One reason that I really enjoyed the time period of this book is because I think the Holocaust is very interesting to learn about. It shows, and teaches me how awful those years were, and how brave the Jewish people were to have the will to survive those dark years. Secondly, in the book, I was taught things that I never knew happened in the Holocaust. Never was I aware that people escaped Europe on boats to come and be safe in American refugee camps. Finally, this book taught me to always respect your family. The main character in the book had her brother in life, and that was all, so she needed to learn to respect the only family that she had. This book taught me things teachers could never explain to me. My level of knowledge on this point in world history has expanded because of this book.
In many of the Holocaust books that I read, the story line is always the same. Thw people go into hiding, get caught by the Nazis and go to a concentration camp. However, as I read on into the book, I was very pleased to know that the same old story line would not be used in this story. Instead, the brother and sister, Marc and Karin, are forced to leave France without their mother, and get on a boat and head to an American refugee camp. Now, when I realized that this was indeed going to happen, I couldn't believe it. I kept yearning to read more, and fine out where the strang plot would take me next.

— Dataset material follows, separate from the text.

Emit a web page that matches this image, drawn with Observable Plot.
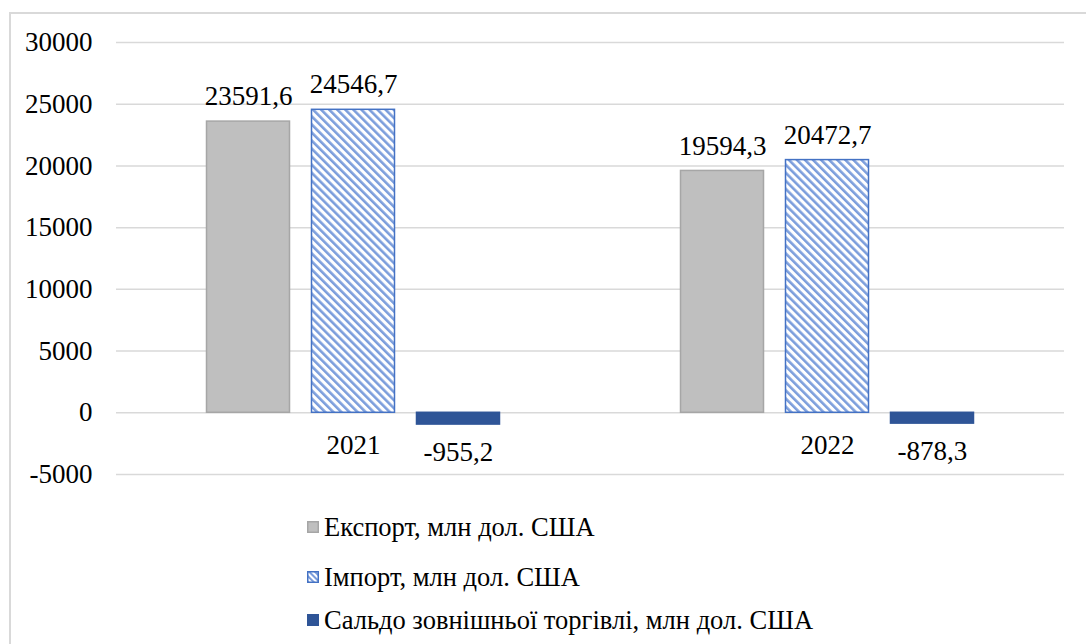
<!DOCTYPE html>
<html>
<head>
<meta charset="utf-8">
<script src="https://cdn.jsdelivr.net/npm/d3@7"></script>
<script src="https://cdn.jsdelivr.net/npm/@observablehq/plot@0.6"></script>
<style>
  html, body { margin: 0; padding: 0; background: #fff; overflow: hidden; }
  body { width: 1086px; height: 644px; position: relative; font-family: 'Liberation Serif', serif; }
  #frame { position: absolute; left: 9px; top: 12px; width: 1100px; height: 700px; border: 2px solid #d9d9d9; box-sizing: border-box; }
  #chart { position: absolute; left: 0; top: 0; }
  #chart svg, #chart svg text { font-family: 'Liberation Serif', serif !important; }
  #legend { position: absolute; left: 0; top: 0; font-size: 26.5px; color: #000; font-family: 'Liberation Serif', serif; }
  .item { position: absolute; left: 307px; white-space: nowrap; display: flex; align-items: center; height: 30px; font-family: 'Liberation Serif', serif; }
  .item svg { margin-right: 5px; }
</style>
</head>
<body>
<div id="frame"></div>
<div id="chart"></div>
<div id="legend"></div>
<script>
const years = ["2021", "2022"];
const series = [
  "Експорт, млн дол. США",
  "Імпорт, млн дол. США",
  "Сальдо зовнішньої торгівлі, млн дол. США"
];
const exportValues = [23591.6, 19594.3];
const importValues = [24546.7, 20472.7];
const saldoValues = [-955.2, -878.3];
const yTicks = [-5000, 0, 5000, 10000, 15000, 20000, 25000, 30000];

const valuesBySeries = [exportValues, importValues, saldoValues];
const data = years.flatMap((year, i) =>
  series.map((s, j) => ({ year, series: s, value: valuesBySeries[j][i] }))
);
const fmt = v => v.toFixed(1).replace(".", ",");
const fills = ["#bfbfbf", "url(#hatch)", "#2f5597"];
const strokes = ["#a6a6a6", "#4472c4", "#2f5597"];

const plot = Plot.plot({
  width: 1086,
  height: 500,
  marginLeft: 116,
  marginRight: 22,
  marginTop: 42,
  marginBottom: 26,
  style: { fontFamily: "'Liberation Serif', serif", fontSize: "27px", color: "#000", background: "transparent" },
  fx: { domain: years, padding: 0, axis: null },
  x: { domain: series, paddingInner: 0.2095, paddingOuter: 0.862, axis: null, round: false },
  y: { domain: [-5000, 30000] },
  marks: [
    Plot.ruleY(yTicks, { stroke: "#d9d9d9", strokeWidth: 1.5 }),
    Plot.axisY({ ticks: yTicks, tickSize: 0, tickPadding: 24, tickFormat: d => String(d), label: null, fill: "#000" }),
    ...series.map((s, j) =>
      Plot.barY(data.filter(d => d.series === s), {
        fx: "year", x: "series", y: "value",
        fill: fills[j], stroke: strokes[j], strokeWidth: 1.5
      })
    ),
    Plot.text(data.filter(d => d.value > 0), {
      fx: "year", x: "series", y: "value", text: d => fmt(d.value),
      lineAnchor: "middle", dy: -25, fill: "#000"
    }),
    Plot.text(data.filter(d => d.value < 0), {
      fx: "year", x: "series", y: "value", text: d => fmt(d.value),
      lineAnchor: "middle", dy: 28, fill: "#000"
    }),
    Plot.text(years, {
      fx: d => d, y: () => 0, text: d => d, lineAnchor: "middle", dy: 33, fill: "#000"
    })
  ]
});

const defs = document.createElementNS("http://www.w3.org/2000/svg", "defs");
defs.innerHTML = `<pattern id="hatch" width="5.7" height="6" patternUnits="userSpaceOnUse" patternTransform="rotate(-45)">
  <rect width="5.7" height="6" fill="#ffffff"></rect>
  <rect width="2.6" height="6" fill="#7c9edc"></rect>
</pattern>`;
plot.insertBefore(defs, plot.firstChild);
document.getElementById("chart").appendChild(plot);

const legend = document.getElementById("legend");
const swatchSvg = j => {
  if (j === 1) {
    return `<svg width="12" height="12"><defs><pattern id="hatchL" width="4" height="4" patternUnits="userSpaceOnUse" patternTransform="rotate(-45)"><rect width="4" height="4" fill="#fff"/><rect width="2" height="4" fill="#7c9edc"/></pattern></defs><rect x="0.75" y="0.75" width="10.5" height="10.5" fill="url(#hatchL)" stroke="#4472c4" stroke-width="1.5"/></svg>`;
  }
  return `<svg width="12" height="12"><rect x="0.75" y="0.75" width="10.5" height="10.5" fill="${fills[j]}" stroke="${strokes[j]}" stroke-width="1.5"/></svg>`;
};
const rowTops = [512, 562, 605];
series.forEach((s, j) => {
  const div = document.createElement("div");
  div.className = "item";
  div.style.top = rowTops[j] + "px";
  div.innerHTML = swatchSvg(j) + `<span>${s}</span>`;
  legend.appendChild(div);
});
</script>
</body>
</html>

Furthermore, I think that this new and interesting story line is what made me not want to put the book down.
I also enjoyed the two main characters in the book very much. 12-year-old Karin, and her older, 14-year-old brother Marc, are described in the book at very strong, and I admire that greatly. Those two had the courage to leave behind their sick mother in France and travel all alone across a big ocean to a place they had never seen and start a new life. I think that shows that the author wanted to relate her fictional characters to the real life victims of the Holocaust who were also strong and brave. Even when it seemed the two would never see their mother again, they stayed strong, learned English, and created a wonderful life for themselves. Throughout the book, I often grew jealous of these two characters. I wished myself to be just as strong and brave as they were. Even though I know they weren't real people, I still admired their courage.
I enjoyed this book a lot, mostly because of the way the time period, characters, and story line all appealed to my liking. I would definitely recommend this book to anyone who enjoys reading about the Holocaust. Also, the book has a nice flow, and is easy to follow. In other Holocaust books, many characters are introduced,and it gets confusing. That doesn't happen in this book thought so don't worry. The book really lets you know how hard it was for people who suffered in the Holocaust. In conclusion, it is a great book to which I give two thumbs up and would totally recommend it.